Good morning all. The HESA Towers team, split over four time zones, came together brilliantly last night to bring you our regular federal budget analysis, which you can find here. Enjoy.
(We finished by midnight which is an hour or two faster than usual. We probably would have been done earlier if the Government of Canada didn’t make it essentially impossible to track spending data on youth employment over time. Two thumbs down to ESDC on that score).
This is a difficult budget to evaluate as it contains so much which is temporary or short-term. Many of the items which are of the most interesting in this budget – on student financial aid, Indigenous education, youth employment – are time-limited to two years. Others are intriguing but vague – more money to MITACS but for what purpose is unclear, something that looks like a resurrection of the sector councils. It is, to be honest, occasionally amazing how little detail there is in a budget that took 25 months to prepare.

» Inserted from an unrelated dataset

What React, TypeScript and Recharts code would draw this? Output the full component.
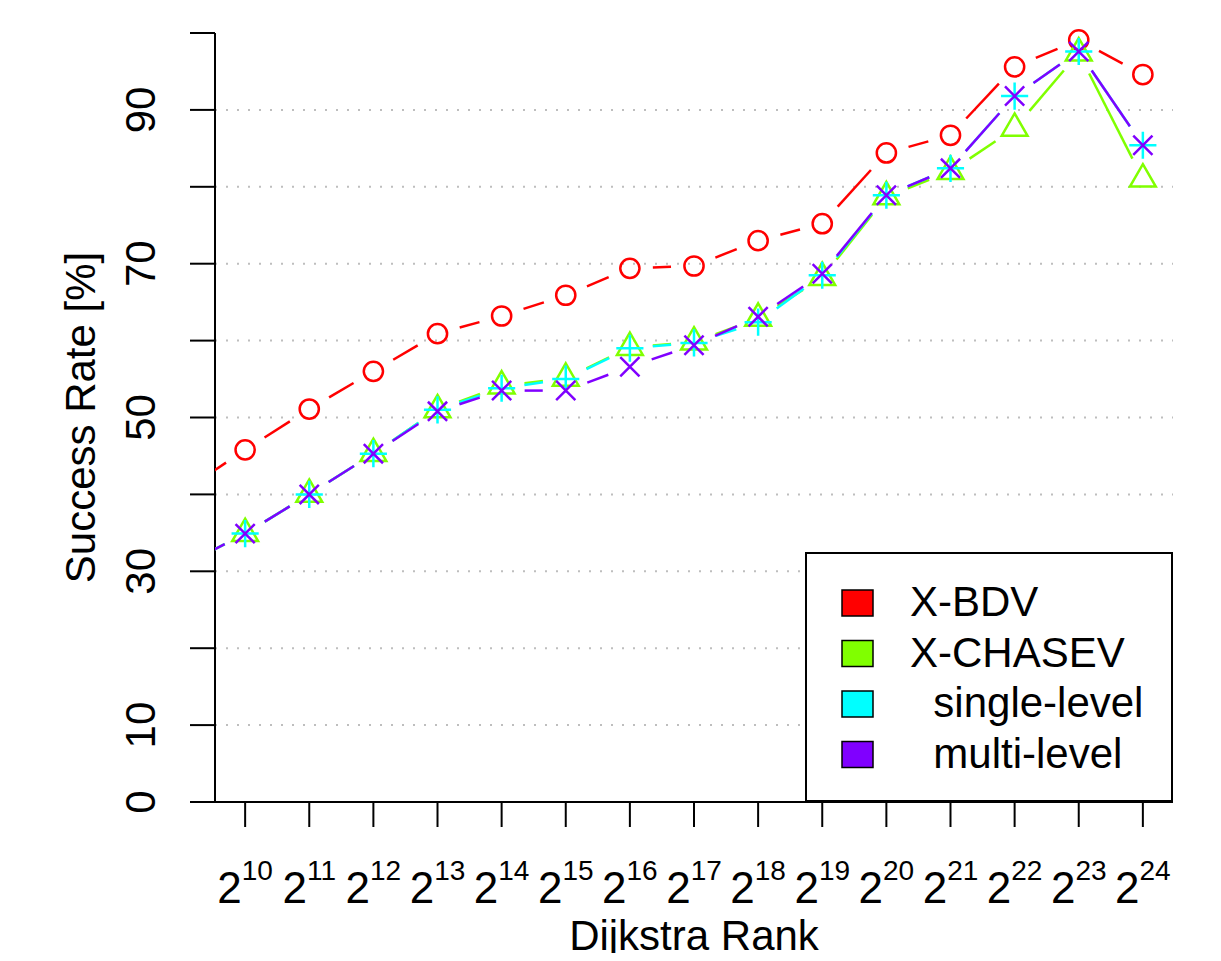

Some things are very positive. The student aid package, for instance, contains a number of extraordinary measures. What people may choose to focus on is the two-year extension of last year’s doubling of Canada Student Grants from $3,000 to $6,000, it;s not clear whether this will be permanent and therefore it’s not clear in the end how significant it will be. On the other hand, the changes to the RAP repayment threshold and the repayment maxima which will completely change how young borrowers experience their first couple of years of repayment. But there is also the issue of changing the definition of student disability, which is likely to provide over 40,000 students with extra assistance.
It was something of a genuine surprise that there was no dedicated fund for post-secondary infrastructure, because infrastructure is such a simple play (universities and colleges may still benefit from some general infrastructure funds but nothing dedicated). less surprising was how much of the R&D funding in this budget is going into boutique, bespoke endeavours (AI! Quantum!) and how little is going into general inquiry-based research. It’s not just a matter of the government basically giving the finger to the 2017 Naylor report which *specifically* argued against such boutique spending; it suggests that when it comes to research, the government is still chasing hi-tech sugar highs rather than attempting to catalyse innovation and growth more broadly.
So it’s a mixed bag: useful, smart stuff on student aid, welcome but unstructured initiatives on indigenous education, but when it comes to turning Canada into a genuine knowledge economy, the steak-to-sizzle ratio continues to disappoint.
In any case, we hope you find the analysis useful.